Should you carry a balance on your credit card?

Whenever possible, try to avoid carrying a balance on your credit card. Carrying a balance can cost you a lot of money; not only will you be charged interest on your outstanding balance, but that interest can also compound over time and contribute to your overall credit card debt.

Plus, carrying a balance means losing access to your credit card’s grace period. Most credit cards offer a 21-day interest-free grace period on purchases—but that grace period only applies if you pay your statement balance in full each month. If you can’t pay off your statement balance in full, you’ll be charged interest not only on your outstanding balance but also on all new purchases made with the card.

If you can’t pay your statement balance in full, try to pay off as much of your credit card balance as possible. If you only make the minimum payment on your credit card, it could take you a very long time to pay off your debts—especially if you’re stuck with high interest rates. Bankrate’s minimum payment calculator can show you just how much money that minimum payment will cost you, as well as how much you could save if you made a fixed payment every month.

When do you receive your credit card bill?

Every credit card issuer has a billing cycle that generally lasts between 20 and 45 days. You’ll receive your credit card statement at the end of your billing cycle, either by mail or electronically, depending on your preferences.

The Credit CARD Act of 2009 requires credit card issuers to give consumers at least 21 days between the date the statement is mailed or delivered and the date the payment is due.

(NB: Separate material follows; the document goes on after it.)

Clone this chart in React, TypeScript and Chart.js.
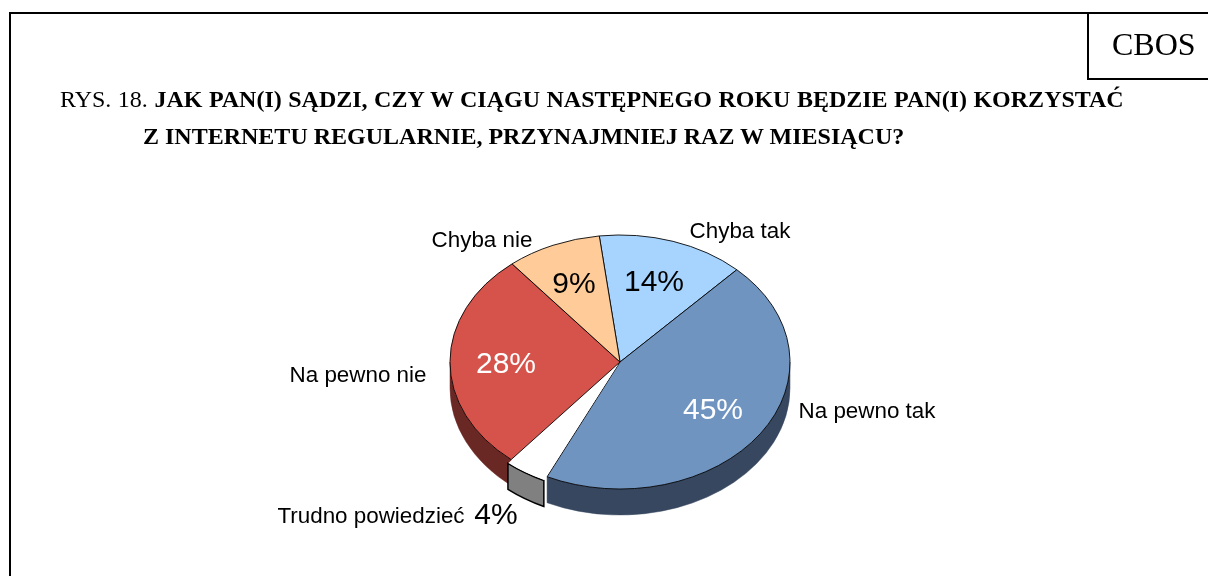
import React, { useEffect, useRef } from "react";
import { Chart, registerables } from "chart.js";

Chart.register(...registerables);

const categories = ["Chyba tak", "Na pewno tak", "Trudno powiedzieć", "Na pewno nie", "Chyba nie"];
const shares = [14, 45, 4, 28, 9];
const topColors = ["#a6d4ff", "#7094c0", "#ffffff", "#d5534b", "#ffcc99"];
const edgeColors = ["#000000", "#000000", "rgba(0,0,0,0)", "#000000", "#000000"];
const sideColors = ["#5d7a94", "#36475f", "#808080", "#6a2824", "#8f7355"];
const percentColors = ["#000000", "#ffffff", "#000000", "#ffffff", "#000000"];

// label anchors relative to the pie centre
const nameSpots = [[120, -130], [247, 50], [-249, 155], [-262, 14], [-138, -121]];
const percentSpots = [[34, -79], [93, 49], [-124, 154], [-114, 3], [-46, -77]];

const SQUASH = 127 / 170;
const DEPTH = 26;
const RADIUS = 170;

const piePlugin = {
  id: "tiltedPie",
  beforeDatasetsDraw(chart: any) {
    const { ctx } = chart;
    const arcs = chart.getDatasetMeta(0).data;
    const cx = arcs[0].x;
    const cy = arcs[0].y;
    const order = arcs.map((_: any, i: number) => i).sort((a: number, b: number) => (a === 2 ? 1 : 0) - (b === 2 ? 1 : 0));
    for (const i of order) {
      const arc = arcs[i];
      const { startAngle, endAngle, outerRadius } = arc;
      const off = (arc.options.offset || 0) / 2;
      const mid = (startAngle + endAngle) / 2;
      const ox = cx + Math.cos(mid) * off;
      const oy = cy + Math.sin(mid) * off * SQUASH;
      const twoPi = Math.PI * 2;
      for (const shift of [-twoPi, 0, twoPi]) {
        const a = Math.max(startAngle + shift, 0);
        const b = Math.min(endAngle + shift, Math.PI);
        if (b <= a) continue;
        ctx.save();
        ctx.beginPath();
        ctx.ellipse(ox, oy, outerRadius, outerRadius * SQUASH, 0, a, b);
        ctx.ellipse(ox, oy + DEPTH, outerRadius, outerRadius * SQUASH, 0, b, a, true);
        ctx.closePath();
        ctx.fillStyle = sideColors[i];
        ctx.fill();
        ctx.lineWidth = i === 2 ? 1.5 : 0.5;
        ctx.strokeStyle = i === 2 ? "#000000" : sideColors[i];
        ctx.stroke();
        ctx.restore();
      }
    }
    ctx.save();
    ctx.translate(cx, cy);
    ctx.scale(1, SQUASH);
    ctx.translate(-cx, -cy);
  },
  afterDatasetsDraw(chart: any) {
    const { ctx } = chart;
    ctx.restore();
    const arcs = chart.getDatasetMeta(0).data;
    const cx = arcs[0].x;
    const cy = arcs[0].y;
    ctx.save();
    ctx.textAlign = "center";
    ctx.textBaseline = "middle";
    categories.forEach((name, i) => {
      ctx.font = '22.4px "Liberation Sans"';
      ctx.fillStyle = "#000000";
      ctx.fillText(name, cx + nameSpots[i][0], cy + nameSpots[i][1]);
      ctx.font = '30px "Liberation Sans"';
      ctx.fillStyle = percentColors[i];
      ctx.fillText(shares[i] + "%", cx + percentSpots[i][0], cy + percentSpots[i][1]);
    });
    ctx.restore();
  },
};

const serif = '"Liberation Serif", serif';
const line: React.CSSProperties = { position: "absolute", whiteSpace: "nowrap", fontFamily: serif, fontSize: 24, lineHeight: "26px", color: "#000" };
const rule: React.CSSProperties = { position: "absolute", background: "#000" };

export default function App() {
  const ref = useRef<HTMLCanvasElement>(null);
  useEffect(() => {
    const chart = new Chart(ref.current!, {
      type: "pie",
      data: {
        labels: categories,
        datasets: [
          {
            data: shares,
            backgroundColor: topColors,
            borderColor: edgeColors,
            borderWidth: 1,
            offset: [0, 0, 12, 0, 0],
            clip: false,
          } as any,
        ],
      },
      options: {
        responsive: false,
        animation: false,
        rotation: -7,
        radius: RADIUS,
        layout: { padding: { left: 32, top: 148, right: 0, bottom: 0 } },
        plugins: { legend: { display: false }, tooltip: { enabled: false }, title: { display: false } },
      } as any,
      plugins: [piePlugin],
    });
    return () => chart.destroy();
  }, []);
  return (
    <div style={{ position: "fixed", inset: 0, overflow: "hidden", background: "#fff" }}>
      <canvas ref={ref} width={1208} height={576} style={{ position: "absolute", left: 0, top: 0, display: "block" }} />
      <div style={{ ...rule, left: 9, top: 12, width: 1199, height: 2 }} />
      <div style={{ ...rule, left: 9, top: 12, width: 2, height: 564 }} />
      <div style={{ ...rule, left: 1087, top: 12, width: 2, height: 68 }} />
      <div style={{ ...rule, left: 1087, top: 78, width: 121, height: 2 }} />
      <div style={{ ...line, left: 1112, top: 26, fontSize: 32, lineHeight: "36px" }}>CBOS</div>
      <div style={{ ...line, left: 60, top: 86, wordSpacing: 0.5 }}>
        RYS. 18. <b>JAK PAN(I) SĄDZI, CZY W CIĄGU NASTĘPNEGO ROKU BĘDZIE PAN(I) KORZYSTAĆ</b>
      </div>
      <div style={{ ...line, left: 143, top: 123 }}>
        <b>Z INTERNETU REGULARNIE, PRZYNAJMNIEJ RAZ W MIESIĄCU?</b>
      </div>
    </div>
  );
}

This gives you time to decide whether you want to make the required minimum payment, pay off your statement in full or make a partial payment against your balance.

Your credit card bill due date should be the same date every month, and you should expect to receive your credit card bill on or around the same date each month. It’s a good idea to keep track of when you can expect your credit card statement in the mail or your inbox. That way, you can give yourself enough time to review your statement, dispute any unfamiliar charges and make your payment.

Tips for paying a credit card bill

If you want to get even better at paying your credit card bill, here are some expert-level tips:

  • Change your due date. Many credit card issuers make it very easy to change your credit card bill due date. You can move your due date so it coincides with payday, for example, or you can stagger your credit card due dates throughout the month so you don’t have to pay multiple credit card bills on the same day. Figure out a due date that works for you and your finances and request it.
  • Set up automatic payments. If you want to make sure you pay your credit card bill on time every month, automatic payments are one of the best ways to get the job done. When you set up autopay, money is automatically withdrawn from your bank account to make your credit card payment, and you can decide whether to make the minimum payment, pay off your statement balance in full or pay a fixed amount every time.
  • Make multiple payments. If you’re trying to pay down credit card debt, making extra credit card payments can help you whittle down your balances and lower your monthly interest charges. Since credit card interest compounds, each additional payment you make now could save you a lot of money later.
  • Have a plan. The most important thing you can do in terms of paying off your credit cards is to have a plan. How much money are you going to put toward your credit card bills each month? How often are you going to make credit card payments? Should you use the snowball method or the avalanche method to help you pay down your debt? The more you plan ahead, the more likely you’ll be able to develop a strategy that will help you pay your bills on time (and, over time, pay off your credit card debt in full).